Discussion: Skill-Based Difficulty, Time-Based Difficulty, and Value Preservation

While the design of Mythic raiding or any other ‘‘high skill-based content’’ is for sure tailored for the minority of the playerbase, I don’t think it compares exactly well to an activity like pursuing drop chance mount that only a minority of players will see.

Let’s say we take off all the incentives of those activities. No gear drop from raiding, no achievements, titles, mounts and all the good stuff. I’m sure a lot would still enjoy raiding. I even personally know people who raid and don’t care about any of the rewards (shoutout to the friends who traded me mounts and transmogs). But I doubt people would spam kill Apothecary Hummel hundreds of time if it didn’t drop a mount.
You can even use your own example of poker and slot machines. The rewards for both activities is a fun part. However, a simple game of poker alone, without playing for money, is fun (for some), while the penny-slot machine (assuming it would be free to spin it) would be seen as a boring, waste of time if it didn’t have a prize. While I’m sure you could have some fun ‘‘trying your luck’’ a few times to see if you theoretically win, you wouldn’t spend hours doing it if it wasn’t for the for the actual prize. But poker can be played both for fun or for the money.
With that in mind, can you honestly answer this:

Would you be willing to sit (somewhat AFK) for about 15 minutes to kill Sha of Anger a thousand times if its Heavenly Cloud Serpent didn’t exist?

I’m not trying to be rude either, just hoping my perspective on the whole thing is understood.

This is the general kind of things I’ve heard in the past after telling my attempts to other people. I’m not trying to be mean here, but I can sort of understand why people see it this way.

While I understand any type of behavior can be pushed to an extreme where people will go ‘‘that’s insane’’, including Mythic raiding, I believe there are two types of scenarios, one being arguably good, and the other one just being bad. Let me try to put in words what I mean here:

  1. Someone practicing the piano 10 hours a day
    While this can be considered degenerate behavior by some (if not the majority), at the very least you progressively get something out of it - skills. Unless you’re somehow one of those child prodigies, you don’t start playing Beethoven the first five minutes you stand in front of the instrument.
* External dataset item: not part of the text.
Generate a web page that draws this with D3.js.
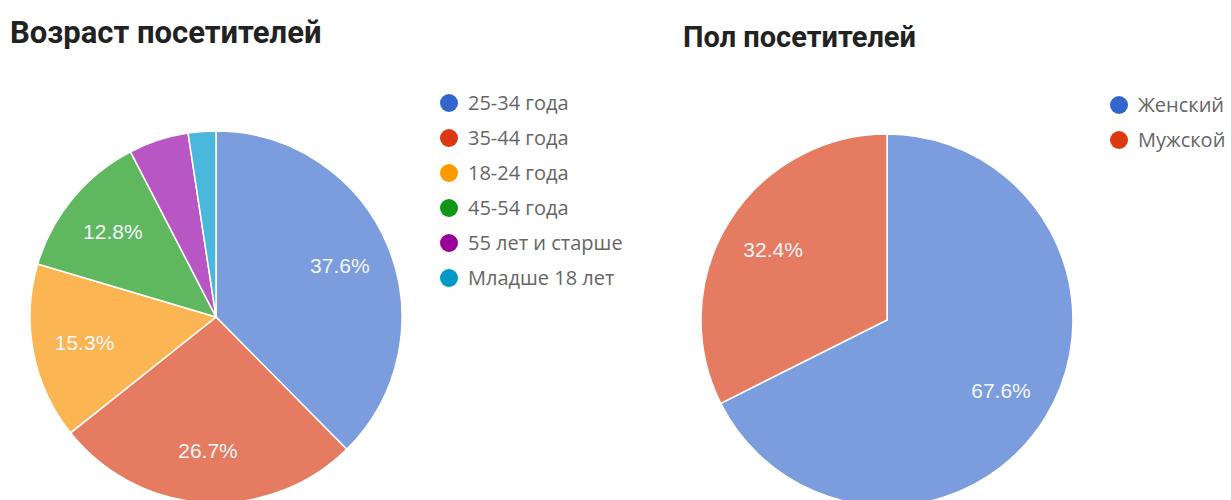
<!DOCTYPE html>
<html>
<head>
<meta charset="utf-8">
<script src="https://cdn.jsdelivr.net/npm/d3@7"></script>
<style>
    body { margin: 0; background: #fff; }
    svg { display: block; }
</style>
</head>
<body>
<div id="container"></div>
<script>
// Age chart data
const ageLabels = ["25-34 года", "35-44 года", "18-24 года", "45-54 года", "55 лет и старше", "Младше 18 лет"];
const ageValues = [37.6, 26.7, 15.3, 12.8, 5.2, 2.4];

// Gender chart data
const genderLabels = ["Женский", "Мужской"];
const genderValues = [67.6, 32.4];

// slice fills are faded, legend markers saturated
const sliceColors = ["#7b9cdd", "#e57b60", "#fbb552", "#5fb85f", "#b857c3", "#4cb7dc"];
const markerColors = ["#3366cc", "#dc3912", "#ff9900", "#109618", "#990099", "#0099c6"];

const width = 1231;
const height = 500;

const svg = d3.select("#container").append("svg")
    .attr("width", width)
    .attr("height", height);

function drawPie(opts) {
    const data = opts.labels.map((l, i) => ({ label: l, value: opts.values[i], i: i }));

    svg.append("text")
        .attr("x", opts.titleX)
        .attr("y", opts.titleY)
        .text(opts.title)
        .style("font-family", "Roboto, sans-serif")
        .style("font-weight", "bold")
        .style("font-size", opts.titleSize + "px")
        .style("fill", "#222");

    const pie = d3.pie().sort(null).value(d => d.value);
    const arc = d3.arc().innerRadius(0).outerRadius(opts.r);
    const labelArc = d3.arc().innerRadius(opts.r * 0.72).outerRadius(opts.r * 0.72);

    const g = svg.append("g")
        .attr("transform", `translate(${opts.cx},${opts.cy})`);

    const arcs = pie(data);

    g.selectAll("path")
        .data(arcs)
        .enter()
        .append("path")
            .attr("d", arc)
            .attr("fill", d => sliceColors[d.data.i])
            .attr("stroke", "#fff")
            .attr("stroke-width", 1.5);

    // only label slices big enough
    g.selectAll(".slice-label")
        .data(arcs.filter(d => d.data.value > 10))
        .enter()
        .append("text")
            .attr("class", "slice-label")
            .attr("transform", d => `translate(${labelArc.centroid(d)})`)
            .attr("text-anchor", "middle")
            .attr("dy", "0.35em")
            .text(d => d.data.value.toFixed(1) + "%")
            .style("font-family", "'Liberation Sans', Arial, sans-serif")
            .style("font-size", "21px")
            .style("fill", "#f4f6fb");

    // legend
    const legend = svg.selectAll(".legend-" + opts.key)
        .data(data)
        .enter()
        .append("g")
            .attr("class", "legend-" + opts.key)
            .attr("transform", (d, i) => `translate(${opts.legendX},${opts.legendY + i * 35})`);

    legend.append("circle")
        .attr("r", 9)
        .style("fill", d => markerColors[d.i]);

    legend.append("text")
        .attr("x", 19)
        .attr("y", 0)
        .attr("dy", "0.35em")
        .text(d => d.label)
        .style("font-family", "'Open Sans', 'Noto Sans', sans-serif")
        .style("font-size", "20px")
        .style("fill", "#666");
}

drawPie({
    key: "age",
    title: "Возраст посетителей",
    titleX: 10, titleY: 43, titleSize: 31,
    labels: ageLabels, values: ageValues,
    cx: 216, cy: 317, r: 186,
    legendX: 449, legendY: 103
});

drawPie({
    key: "gender",
    title: "Пол посетителей",
    titleX: 683, titleY: 47, titleSize: 29,
    labels: genderLabels, values: genderValues,
    cx: 887, cy: 320, r: 186,
    legendX: 1119, legendY: 105
});
</script>
</body>
</html>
Obviously this can comes with risks. If you skip meals and stop taking care of yourself to play the piano, then it’s not a good obsession to have - which is why it’s arguably good. But it’s a good thing if you can strike the right balance between spending time playing and stay physically and mentally healthy.
    You can apply this scenario to competitive raiding in WoW, which I’m sure some of us went through. It’s okay to quit mid-progress if you don’t feel okay anymore. Even if you don’t reach your original end-game goals (let’s say, Hall of Fame for instance), at the very least you probably learned a lot and became a better player, made some friends and hopefully had fun. I don’t wanna go too deep into this, but hopefully you understand what I mean.

  2. For the case of the Heartbreaker:
    It’s the bad ‘‘insane way’’ because you don’t really get anything out of it. You either have or don’t have the mount. You don’t get better at the game, you’re not really interacting with people (considering the length and difficulty of the actual instance). The only thing you’re getting is an increased to your Rarity attempt count. To me, it feels like I could open a Word document and spam the word banana 10 000 times to ‘‘beat the game’’ - except for Heartbreaker, you don’t even know how many times you need.
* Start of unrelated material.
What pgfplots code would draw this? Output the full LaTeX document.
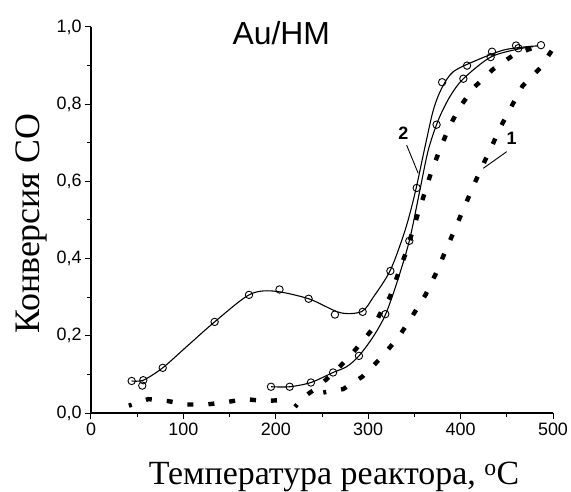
\documentclass[border=0pt]{standalone}
\usepackage{fontspec}
\setmainfont{Liberation Sans}
\newfontfamily\seriffont{Liberation Serif}
\usepackage{pgfplots}
\pgfplotsset{compat=1.18}

\begin{document}
\begin{tikzpicture}
\begin{axis}[
  at={(0,0)}, anchor=south west,
  scale only axis, width=462bp, height=386bp,
  xmin=0, xmax=500, ymin=0, ymax=1,
  axis x line=bottom, axis y line=left,
  axis line style={-, line width=1.1bp},
  xtick={0,100,200,300,400,500}, minor xtick={50,150,250,350,450},
  ytick={0,0.2,0.4,0.6,0.8,1.0}, minor ytick={0.1,0.3,0.5,0.7,0.9},
  tick align=outside, major tick length=6bp, minor tick length=3.5bp,
  every tick/.style={line width=1bp, black},
  tick label style={font=\fontsize{18}{21}\selectfont},
  /pgf/number format/assume math mode=true,
  yticklabel style={/pgf/number format/.cd, use comma, fixed, fixed zerofill, precision=1},
  xticklabel style={/pgf/number format/.cd, fixed, precision=0},
  xlabel={\seriffont Температура реактора, \textsuperscript{o}C},
  ylabel={\seriffont Конверсия СО},
  xlabel style={font=\fontsize{34}{38}\selectfont, at={(axis description cs:0.526,0)}, anchor=center, yshift=-64bp},
  ylabel style={font=\fontsize{36}{40}\selectfont, at={(axis description cs:0,0.49)}, anchor=center, yshift=60bp},
  clip=false,
]
% curve 1 (right dashed series), flat part
\addplot[black, line width=4.4bp, dash pattern=on 6bp off 15bp, dash phase=3bp] coordinates {
(41,0.019)(62,0.036)(83,0.031)(104,0.022)(125,0.022)(146,0.028)(166.7,0.036)(188.6,0.031)(209,0.034)};
% curve 1, rising part
\addplot[black, line width=4.4bp, dash pattern=on 6bp off 15bp, dash phase=3bp] coordinates {
(251.4,0.053)(273,0.062)(293.6,0.094)(313.9,0.143)(333.3,0.198)(348,0.252)(362,0.306)(373.4,0.362)(383,0.416)(392.9,0.471)(402,0.522)(412,0.578)(422,0.632)(433,0.687)(443,0.74)(455,0.794)(467,0.847)(487,0.896)(498.6,0.939)};
% second dashed series
\addplot[black, line width=4.4bp, dash pattern=on 6bp off 15bp, dash phase=3bp] coordinates {
(220.8,0.016)(230.5,0.042)(245,0.066)(266.6,0.113)(286.5,0.165)(304.5,0.217)(316.4,0.274)(323.6,0.301)(332,0.358)(340.6,0.414)(347.7,0.468)(354.3,0.52)(361.5,0.573)(368.7,0.628)(377.7,0.683)(386.7,0.736)(398.6,0.791)(414.8,0.844)(435.4,0.891)(456.4,0.926)(477,0.945)};
% upper solid curve
\addplot[black, line width=1.1bp, smooth, no marks] coordinates {
(44,0.083)(56.6,0.085)(77.6,0.117)(103.5,0.172)(133.8,0.236)(171,0.306)(197,0.316)(235.5,0.296)(269.5,0.26)(293,0.263)(305.5,0.30)(324,0.37)(340,0.474)(350.6,0.569)(361.5,0.69)(370.5,0.785)(379.5,0.841)(392,0.884)(417.5,0.914)(446,0.94)(471.5,0.949)(484,0.951)};
% lower solid curve
\addplot[black, line width=1.1bp, smooth, no marks] coordinates {
(195,0.068)(215,0.068)(238,0.079)(262,0.105)(276.7,0.12)(290,0.148)(305.5,0.198)(318.5,0.254)(330.8,0.336)(344.5,0.446)(356,0.578)(365,0.681)(375.9,0.759)(388.5,0.82)(403,0.866)(432.5,0.922)(462.5,0.943)(478.7,0.949)};
% open circle markers
\addplot[only marks, mark=o, mark size=3.7bp, mark options={fill=white, line width=0.9bp}] coordinates {
(44,0.083)(55.5,0.071)(56.6,0.085)(77.6,0.117)(133.8,0.236)(171,0.306)(204,0.320)(235.5,0.296)(264,0.255)(294,0.262)(324,0.368)(352.5,0.583)(380,0.857)(407,0.90)(434,0.936)(460,0.952)(487,0.953)};
\addplot[only marks, mark=o, mark size=3.7bp, mark options={fill=white, line width=0.9bp}] coordinates {
(194.8,0.068)(215,0.068)(238,0.079)(262,0.105)(290,0.148)(318.5,0.256)(344.5,0.446)(374,0.747)(403,0.866)(432.5,0.922)(462.5,0.945)};
% annotations
\node[font=\fontsize{32}{36}\selectfont] at (axis cs:206,0.985) {Au/HM};
\node[font=\bfseries\fontsize{18}{21}\selectfont] at (axis cs:338,0.725) {2};
\draw[line width=0.9bp] (axis cs:341.6,0.694) -- (axis cs:354.1,0.621);
\node[font=\bfseries\fontsize{18}{21}\selectfont] at (axis cs:455.3,0.712) {1};
\draw[line width=0.9bp] (axis cs:449.9,0.677) -- (axis cs:424.6,0.634);
\end{axis}
\pgfresetboundingbox
\path (-91bp,-79bp) rectangle (480bp,413bp);
\end{tikzpicture}
\end{document}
With that in mind, this is why I’m saying that skill-based difficulty > time-based difficulty. Something that is hard and challenging will effectively takes time to master as well, less for certain people and more for others. And even if you don’t end up becoming the next Beethoven or a world first raider, the time you invested doing those things reflect the rewards you got, and as long as you did it in a healthy way, nothing is lost.

There’s simply very little to gain from the Valentine dungeon or camping MoP bosses. And just because something takes no skill to complete, it doesn’t means that it should be compensated by taking considerably more time than it has to. Arguably, you could say that you ‘‘gained’’ things because of these bosses: ended up leveling more alts, met people leveling, played new specs and roles, etc. But feeling forced to have alts to have more chance to get something my main character cannot get just because of RNG shouldn’t be the main thing that drives me to play alts.

There’s no argument to be made here. I don’t think you could change something in the game without at least making one player unhappy. But in my opinion, if that change did make 99 more players happy, then I think it’s for the best.

All things considered: I personally don’t care too much if some value is lost overtime by making certain things easier for other players. If a piece of content is widely seen as boring, unrewarding, unfun, unfair, too repetitive or too grindy, then they can either turn it into something that’s fun and exciting, possibly even challenging if it was easy, or reduce the time it takes to do those boring activities. so that players can sooner go back to do things they actually enjoy while still having made progress on things they’re working for.

Hopefully we can see some changes in past content, but I have greater hopes for the future. While I can’t say whether or not they’ll change the drop rate on the Heartbreaker, I pray that we simply don’t get a new similar case in DF.